- In 2013, 20.5 million new households gained access to next generation broadband.
- By the end of 2013, 62.0% of households across the EU Member States had access to high-speed broadband (at least 30 Mbps download speed), against 53.7% in 2012.
- Next Generation Access (NGA) coverage growth was particularly supported by VDSL deployments. In 2013, VDSL became the fastest growing fixed broadband technology for the second year in a row, growing six percentage points in the year to reach 31.2% of households.
- LTE coverage across Europe recorded dramatic, 32% increase in 2013.
- Rural areas remain a challenge in terms of broadband coverage. Rural households continue to be underserviced by fixed technologies (89.8% coverage at rural level, compared to 97.2% total EU coverage), and particularly by NGA technologies (18.1% coverage at rural level versus 62.0% of all EU households.

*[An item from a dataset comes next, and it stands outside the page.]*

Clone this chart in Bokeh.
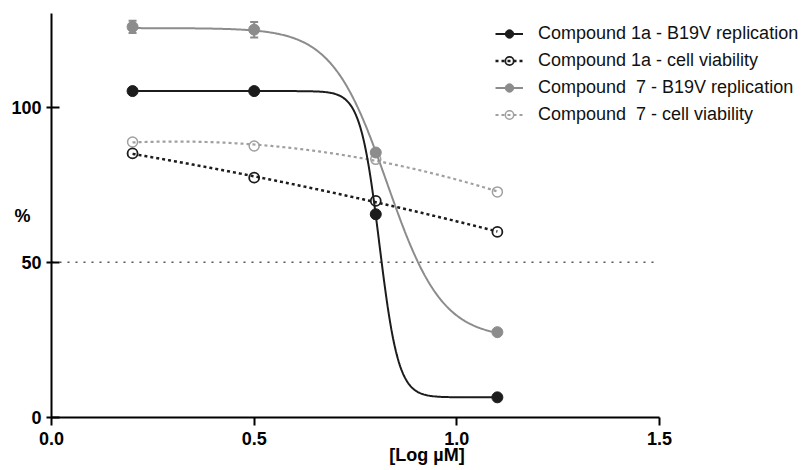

One of the main goals of the Digital Agenda for Europe is a universal high-speed (at least 30 Mbps download) broadband coverage across the EU by 2020. According to our research, challenges remain in passing this target, with rural NGA coverage continuing to be especially problematic.
Only 18.1% of EU rural homes had access to NGA broadband at the end of 2013. And while this represents a considerable improvement by nearly six percentage points compared to 2012, a lot remains to be done if universal NGA coverage is to be achieved.
Steady rise of Next Gen Access
Among the key findings published in the report is a steady increase in the number of European households within a reach of high-speed Next Generation Access (NGA) networks. NGA technologies, which are capable of delivering at least 30 Mbps download speeds and include VDSL, DOCSIS 3 and fibre-to-the-premises (FTTP), reached 62% of EU homes at the end of 2013.
Out of the 31 study countries, 22 countries performed above the European average (62.0%) with regards to NGA availability, and only four countries reported NGA coverage below 50% (France, Croatia, Greece and Italy). Italy had the lowest coverage of NGA technologies, with a total availability of 20.8% of households.
UK leader in the number of regions with universal fixed broadband coverage
In terms of general fixed broadband coverage, 97.2% of EU homes were passed by at least one fixed broadband technology, with DSL networks being the most spread across the study countries. Looking at the regional coverage maps, UK is the most impressive with vast majority regions being 100% covered by fixed networks.
LTE's dramatic rise
LTE coverage across Europe increased dramatically in 2013. While there were eight countries with no LTE coverage in 2012, there were only three countries (Bulgaria, Cyprus, and Malta) at the end of 2013 which recorded no LTE availability. The EU average LTE coverage grew by 32.1 percentage points, increasing from 27.0% to 59.1% of households. Sweden was the leading country in terms of LTE coverage in 2013 with an extensive LTE network reaching nearly all of its households (99.2%). Nevertheless, on the whole HSPA (3G) networks remained the leading mobile broadband technology covering 97.1% of EU households.